The formation of a vortex ring in a pool by contact with a fluid drop is a familiar phenomenon easily generated by milk drops in a glass of water. First observed over a century ago by Thomson and Newall (1885), however, much about the process is not well understood. For simplicity, much of the work done has been restricted to the case of the the drop and pool having identical composition. Chapman and Critchlow (1967) characterize the rings formed by falling drops in terms of the drop shape at the time of impact and propose a quantitative model of the vortex ring's generation process. Peck and Sigurdson (1994) analyze the structure of rings as they penetrate into the pool after a fall. Hsiao, et al. (1988) experimentally determine a critical Weber number for the falling drop (We ≈ 8) above which a jet, rather than a vortex ring, is formed in the pool. It should be noted that the Peck and Sigurdson drops had a We range of 22-25, which seems to contradict the earlier work of Hsiao, et al.
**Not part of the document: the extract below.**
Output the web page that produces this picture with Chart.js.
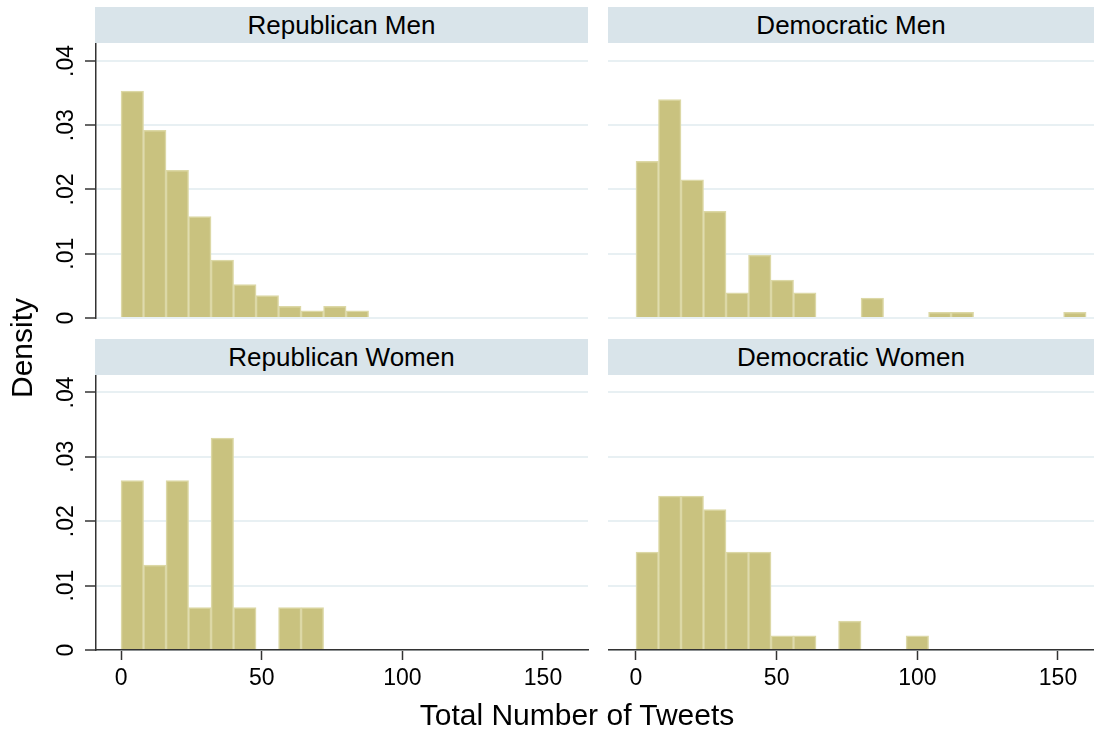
<!DOCTYPE html>
<html>
<head>
<meta charset="utf-8">
<script src="https://cdn.jsdelivr.net/npm/chart.js@4.4.0/dist/chart.umd.min.js"></script>
<style>
  body { margin: 0; background: #fff; width: 1094px; height: 732px; position: relative; overflow: hidden;
         font-family: "Liberation Sans", Arial, sans-serif; }
  canvas { position: absolute; }
  .strip { position: absolute; background: #d9e4ea; color: #000; font-size: 26px; text-align: center;
           height: 36px; line-height: 36px; }
  .axis-title { position: absolute; color: #000; font-size: 30px; line-height: 30px; white-space: nowrap; }
</style>
</head>
<body>
<div class="strip" style="left:95px; top:7px; width:493px;">Republican Men</div>
<div class="strip" style="left:608px; top:7px; width:486px;">Democratic Men</div>
<div class="strip" style="left:95px; top:339px; width:493px;">Republican Women</div>
<div class="strip" style="left:608px; top:339px; width:486px;">Democratic Women</div>

<canvas id="rep-men" width="590" height="287" style="left:0; top:43px;"></canvas>
<canvas id="dem-men" width="486" height="287" style="left:608px; top:43px;"></canvas>
<canvas id="rep-women" width="590" height="325" style="left:0; top:375px;"></canvas>
<canvas id="dem-women" width="486" height="325" style="left:608px; top:375px;"></canvas>

<div class="axis-title" style="left:577px; top:700px; transform: translateX(-50%);">Total Number of Tweets</div>
<div class="axis-title" style="left:22px; top:348px; transform: translate(-50%, -50%) rotate(-90deg);">Density</div>

<script>
// Histogram bins (width 8 tweets)
const binStarts = [0, 8, 16, 24, 32, 40, 48, 56, 64, 72, 80, 88, 96, 104, 112, 120, 128, 136, 144, 152];
const binWidth = 8;

// Density per bin
const repMen   = [0.0353, 0.0292, 0.0230, 0.0158, 0.0090, 0.0052, 0.0035, 0.0018, 0.0011, 0.0018, 0.0011, 0, 0, 0, 0, 0, 0, 0, 0, 0];
const demMen   = [0.0244, 0.0340, 0.0215, 0.0166, 0.0039, 0.0098, 0.0059, 0.0039, 0, 0, 0.0031, 0, 0, 0.0009, 0.0009, 0, 0, 0, 0, 0.0009];
const repWomen = [0.0263, 0.0132, 0.0263, 0.0066, 0.0329, 0.0066, 0, 0.0066, 0.0066, 0, 0, 0, 0, 0, 0, 0, 0, 0, 0, 0];
const demWomen = [0.0152, 0.0239, 0.0239, 0.0218, 0.0152, 0.0152, 0.0022, 0.0022, 0, 0.0045, 0, 0, 0.0022, 0, 0, 0, 0, 0, 0, 0];

// Axis ticks
const xTickValues = [0, 50, 100, 150];
const yTickValues = [0, 0.01, 0.02, 0.03, 0.04];
const yTickLabels = ['0', '.01', '.02', '.03', '.04'];

Chart.defaults.font.family = '"Liberation Sans", Arial, sans-serif';
Chart.defaults.color = '#000';

// Stata-style y labels, turned to read bottom to top
const rotatedYLabels = {
  id: 'rotatedYLabels',
  afterDraw(chart) {
    const s = chart.scales.y;
    const ctx = chart.ctx;
    ctx.save();
    ctx.font = '23px "Liberation Sans", Arial, sans-serif';
    ctx.fillStyle = '#000';
    ctx.textAlign = 'center';
    ctx.textBaseline = 'alphabetic';
    yTickValues.forEach(function (v, i) {
      const y = s.getPixelForValue(v);
      ctx.save();
      ctx.translate(s.right - 23, y);
      ctx.rotate(-Math.PI / 2);
      ctx.fillText(yTickLabels[i], 0, 0);
      ctx.restore();
    });
    ctx.restore();
  }
};

function makePanel(id, values, cfg) {
  new Chart(document.getElementById(id), {
    type: 'bar',
    data: {
      datasets: [{
        // empty bins are left out so nothing is drawn there
        data: binStarts.map((b, i) => ({ x: b + binWidth / 2, y: values[i] > 0 ? values[i] : null })),
        backgroundColor: '#c9c27f',
        borderColor: '#dcd8a6',
        borderWidth: 1.5,
        barPercentage: 1,
        categoryPercentage: 1
      }]
    },
    options: {
      responsive: false,
      animation: false,
      layout: { padding: cfg.padding },
      plugins: { legend: { display: false }, tooltip: { enabled: false } },
      scales: {
        x: {
          type: 'linear',
          min: cfg.xMin,
          max: cfg.xMax,
          offset: false,
          display: cfg.showX,
          afterBuildTicks: s => { s.ticks = xTickValues.map(v => ({ value: v })); },
          afterFit: s => { if (cfg.showX) s.height = 50; },
          grid: { offset: false, drawOnChartArea: false, drawTicks: true, tickLength: 10, tickColor: '#333', tickWidth: 1.5 },
          border: { display: true, color: '#333', width: 1.5 },
          ticks: { font: { size: 23 }, color: '#000', padding: 5, minRotation: 0, maxRotation: 0 }
        },
        y: {
          min: 0,
          max: cfg.yMax,
          afterBuildTicks: s => { s.ticks = yTickValues.map(v => ({ value: v })); },
          afterFit: s => { s.width = cfg.showY ? 96 : 0; },
          grid: { color: '#e8f0f3', lineWidth: 2, drawTicks: cfg.showY, tickLength: 11, tickColor: '#333', tickWidth: 1.5 },
          border: { display: cfg.showY, color: '#333', width: 1.5 },
          ticks: { display: false }
        }
      }
    },
    plugins: cfg.showY ? [rotatedYLabels] : []
  });
}

makePanel('rep-men', repMen, { showX: false, showY: true, xMin: -8.9, xMax: 166, yMax: 0.0428, padding: { right: 2, bottom: 12 } });
makePanel('dem-men', demMen, { showX: false, showY: false, xMin: -9.95, xMax: 162.8, yMax: 0.0428, padding: { bottom: 12 } });
makePanel('rep-women', repWomen, { showX: true, showY: true, xMin: -8.9, xMax: 166, yMax: 0.0427, padding: { right: 2 } });
makePanel('dem-women', demWomen, { showX: true, showY: false, xMin: -9.95, xMax: 162.8, yMax: 0.0427, padding: {} });
</script>
</body>
</html>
To further simplify matters, the degenerate case (We = 0) in which contact between the drop and pool occurs with zero velocity may be examined. Shankar and Kumar (1995) observe the evolutionary behavior of rings so generated, and characterize the zero velocity case as a function of two dimensionless parameters only. In this work we visualize the formation of the ring rather than its evolution, and quantitatively examine a simplified scaling law based on the analyses of Hsiao, et. al and Shankar and Kumar. This scaling law, when valid, allows the flow conditions to be expressed in a single dimensionless parameter. Validity, however, requires that surface tension forces dominate gravitational and viscous ones in the vortex ring formation process.